For a fixed integers $j$ and $k$ with $1\leq j<k\leq n-1$, I am trying to find the coefficient of $x_{n+j}\cdot x_{n+k}$ in the following product - \begin{equation} { \prod_{l=2}^n\left(1+\sum_{i=1}^{l-1}c_{il}\cdot x_{n+i}\right) =(1+c_{12}\cdot x_{n+1})\ (1+c_{13}\cdot x_{n+1}+c_{23}\cdot x_{n+2})\cdots\\ \qquad\qquad\cdots\left(1+\sum_{i=1}^{l-1}c_{il}\cdot x_{n+i}\right)\cdots\left(1+\sum_{i=1}^{n-1}c_{in}\cdot x_{n+i}\right) \tag{1} } \end{equation}
Here $c_{ij}$ are integers.
I tried it for $n=3,\ 4,\ 5$ and $6$ and observed a pattern in the coefficients and came up with the formula - $$\sum_{l=1}^{n-k}\left[c_{k,k+l}\left(\sum_{\substack{i=j+1\\ i\neq k+l}}^n c_{j,i}\right)\right] \tag{2} $$
Now I would like to prove it rigorously by induction(??) on $n$. Unfortunately, I have no idea how to proceed with the induction step.
I assume that for the product (1), the coefficient of $x_{n+j}\cdot x_{n+k}$ is (2).
Now I need to to find the coeffecient of $x_{n+1+j}\cdot x_{n+1+k}$ in the product $$\prod_{l=2}^{n+1}\left(1+\sum_{i=1}^{l-1}c_{il}\cdot x_{n+1+i}\right)$$ This is what confuses me. I can't simply write the new product in terms of the old one. So how would I proceed?
Thank you.
I try a solution, somewhat complicated.
1) Let $Q_n(x)$ your expression, here $x=(x_{n+1},...x_{2n-1})$. We have $Q_n(x)=\sum a_k x_{n+1}^{k_1}...x_{2n-1}^{k_{n-1}}$. Note that the $k_l$ are $\leq n-1$; for the case of $n+1$, we have the variables $x_{n+2},...x_{2n+1}$, and the power of the variables in $Q_{n+1}$ are $\leq n$
2) Now let $m$ an integer $m\geq n+1$(large with respect to $n+1$).
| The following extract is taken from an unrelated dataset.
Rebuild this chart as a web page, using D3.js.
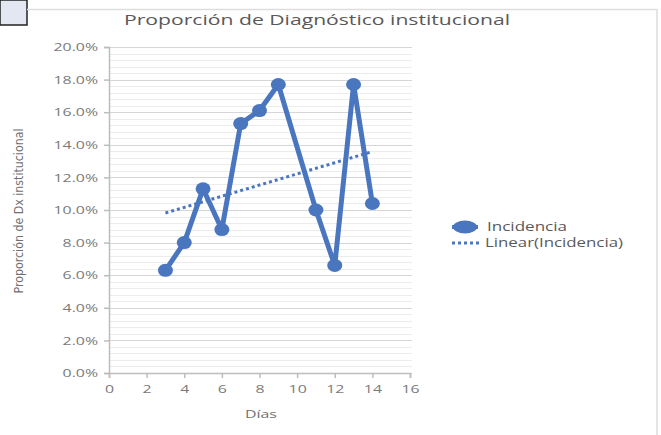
<!DOCTYPE html>
<html><head><meta charset="utf-8">
<script src="https://cdn.jsdelivr.net/npm/d3@7"></script>
<style>body{margin:0;background:#fff}svg{display:block;font-family:"Open Sans",Lato,sans-serif}</style>
</head><body><svg id="c" width="661" height="435"></svg>
<script>
const title = "Proporción de Diagnóstico institucional";
const yLabel = "Proporción  de Dx institucional";
const xLabel = "Días";
const seriesName = "Incidencia";
const trendName = "Linear(Incidencia)";
const dias = [3, 4, 5, 6, 7, 8, 9, 11, 12, 13, 14];
const incidencia = [0.063, 0.080, 0.113, 0.088, 0.153, 0.161, 0.177, 0.100, 0.066, 0.177, 0.104];
const xTicks = [0, 2, 4, 6, 8, 10, 12, 14, 16];
const yTicks = [0, 0.02, 0.04, 0.06, 0.08, 0.10, 0.12, 0.14, 0.16, 0.18, 0.20];

const svg = d3.select("#c");
const col = "#4a76bf";
const STRETCH = 1.38;
function stretch(sel, f) {
  sel.each(function(){
    const w = this.getComputedTextLength();
    d3.select(this).attr("textLength", w*(f||STRETCH)).attr("lengthAdjust","spacingAndGlyphs");
  });
}
// frame
svg.append("rect").attr("x",0).attr("y",0).attr("width",27).attr("height",25).attr("fill","#e3e7f1").attr("stroke","#222").attr("stroke-width",1.5);
svg.append("line").attr("x1",27).attr("x2",657).attr("y1",9.5).attr("y2",9.5).attr("stroke","#ddd").attr("stroke-width",1.5);
svg.append("line").attr("x1",657).attr("x2",657).attr("y1",9).attr("y2",435).attr("stroke","#ddd").attr("stroke-width",1.5);

const x = d3.scaleLinear().domain([0,16]).range([109,410]);
const y = d3.scaleLinear().domain([0,0.20]).range([373,47]);

// minor grid
const minor = d3.range(0, 0.2001, 0.004);
svg.append("g").selectAll("line").data(minor).join("line")
  .attr("x1",109).attr("x2",412).attr("y1",d=>Math.round(y(d))+0.5).attr("y2",d=>Math.round(y(d))+0.5)
  .attr("stroke","#ececec").attr("stroke-width",1);
svg.append("g").selectAll("line").data(yTicks).join("line")
  .attr("x1",109).attr("x2",412).attr("y1",d=>Math.round(y(d))+0.5).attr("y2",d=>Math.round(y(d))+0.5)
  .attr("stroke","#d6d6d6").attr("stroke-width",1.2);

// axes
const fmt = d => (d*100).toFixed(1) + "%";
const ya = svg.append("g").attr("transform","translate(109,0)")
  .call(d3.axisLeft(y).tickValues(yTicks).tickFormat(fmt).tickSize(5).tickPadding(6));
const xa = svg.append("g").attr("transform","translate(0,373)")
  .call(d3.axisBottom(x).tickValues(xTicks).tickSize(5).tickPadding(7));
[ya,xa].forEach(a=>{
  a.selectAll("path,line").attr("stroke","#bdbdbd").attr("stroke-width",1.5);
  a.selectAll("text").attr("fill","#7a7a7a").style("font-size","11.5px").style("font-family","'Open Sans',sans-serif");
  stretch(a.selectAll("text"));
});

// trend line (least squares on the data)
const mx = d3.mean(dias), my = d3.mean(incidencia);
const slope = d3.sum(dias,(d,i)=>(d-mx)*(incidencia[i]-my)) / d3.sum(dias,d=>(d-mx)*(d-mx));
const icpt = my - slope*mx;
const xs = d3.extent(dias);
svg.append("line").attr("x1",x(xs[0])).attr("x2",x(xs[1]))
  .attr("y1",y(icpt+slope*xs[0])).attr("y2",y(icpt+slope*xs[1]))
  .attr("stroke",col).attr("stroke-width",3).attr("stroke-dasharray","3,3");

// series
const pts = dias.map((d,i)=>[d,incidencia[i]]);
svg.append("path").datum(pts).attr("fill","none").attr("stroke",col).attr("stroke-width",5)
  .attr("stroke-linejoin","round")
  .attr("d", d3.line().x(d=>x(d[0])).y(d=>y(d[1])));
svg.append("g").selectAll("ellipse").data(pts).join("ellipse")
  .attr("cx",d=>x(d[0])).attr("cy",d=>y(d[1])).attr("rx",7.5).attr("ry",6.5).attr("fill",col);

// titles
const t = svg.append("text").attr("x",317).attr("y",25).attr("text-anchor","middle").attr("fill","#595959")
  .style("font-size","15px").text(title);
t.attr("textLength",386).attr("lengthAdjust","spacingAndGlyphs");
svg.append("text").attr("transform","translate(23,211) rotate(-90)").attr("text-anchor","middle")
  .attr("fill","#707070").style("font-size","12px").style("font-family","'Liberation Sans Narrow','DejaVu Sans Condensed',sans-serif")
  .attr("textLength",165).attr("lengthAdjust","spacingAndGlyphs").text(yLabel);
const xl = svg.append("text").attr("x",261).attr("y",418).attr("text-anchor","middle").attr("fill","#707070")
  .style("font-size","11.5px").text(xLabel);
stretch(xl);

// legend
const lg = svg.append("g");
lg.append("line").attr("x1",452).attr("x2",478).attr("y1",227).attr("y2",227).attr("stroke",col).attr("stroke-width",4);
lg.append("ellipse").attr("cx",465).attr("cy",227).attr("rx",12).attr("ry",6.5).attr("fill",col);
lg.append("text").attr("x",487).attr("y",231).attr("fill","#595959").style("font-size","12px")
  .attr("textLength",80).attr("lengthAdjust","spacingAndGlyphs").text(seriesName);
lg.append("line").attr("x1",452).attr("x2",481).attr("y1",243).attr("y2",243).attr("stroke",col).attr("stroke-width",3).attr("stroke-dasharray","3,3");
lg.append("text").attr("x",485).attr("y",247).attr("fill","#595959").style("font-size","12px")
  .attr("textLength",138).attr("lengthAdjust","spacingAndGlyphs").text(trendName);
</script></body></html>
Then we replace in $Q_n$ (and also in $Q_{n+1}$) the $x_{n+i}$ by $t^{m^{i-1}}$, where $t$ is a new variable. We note $P_n(t)$ the polynomial in one variable $t$ obtained in this way from $Q_n(x)$. The unicity of the decompostion of the integers in base $m$ show that the different monomials in $Q_n$ gives only one term in $P_n(t)$. We have then that the coefficient $A_{n,j,k}$ of $x_{n+j}x_{n+k}$ in $Q_n$ is the coefficient of $t^{m^{j-1}+m^{k-1}}$ in $P_n(t)$, and the coefficient $A_{n+1,j,k}$ of $x_{n+1+j}x_{n+1+k}$ in $Q_{n+1}$ is the coefficient of $t^{m^{j}+m^{k}}$ in $P_{n+1}(t)$.
3) Now it is easy to show that $$P_{n+1}(t)=P_n(t^m)(1+\sum_{l=1}^n c_{l,n+1}t^{m^l})$$
4) We get that $$A_{n+1,j,k}=A_{n,j,k}+\sum_{l=1}^{n}c_{l,n+1}{\rm Coef}(t^{m^{j-1}+m^{k-1}-m^{l-1}}, P_n(t))$$
5) Now, if $l\not =j$ or $k$, the coefficient of $t^{m^{j-1}+m^{k-1}-m^{l-1}}$ in $P_n(t)$ is zero, as there is no term of the form $x_{n+j}x_{n+k}x_{n+l}^{-1}$ in $Q_n(x)$(or by the unicity of the decomposition in base $m$). Hence
$$A_{n+1,j,k}=A_{n,j,k}+c_{k,n+1}{\rm Coef}(t^{m^{j-1}}, P_n(t))+c_{j,n+1}{\rm Coef}(t^{m^{k-1}}, P_n(t))$$
And now, from the expression of $P_n(t)$, we see that we obtain the coefficient of $t^{m^{j-1}}$ by choosing the coefficient of $t^{m^{j-1}}$ in one of the factors, (if it exist) and then choosing the constant term $1$ in all other factors; same remark for the coefficient of $t^{m^{k-1}}$. Hence
$$A_{n+1,j,k}=A_{n,j,k}+c_{k,n+1}(\sum_{i=j+1}^{n}c_{j,i})+c_{j,n+1}(\sum_{i=k+1}^{n}c_{k,i})$$
6) It remain to show that the expression you have guessed gives the same result as above; if I am not wrong, this is the case.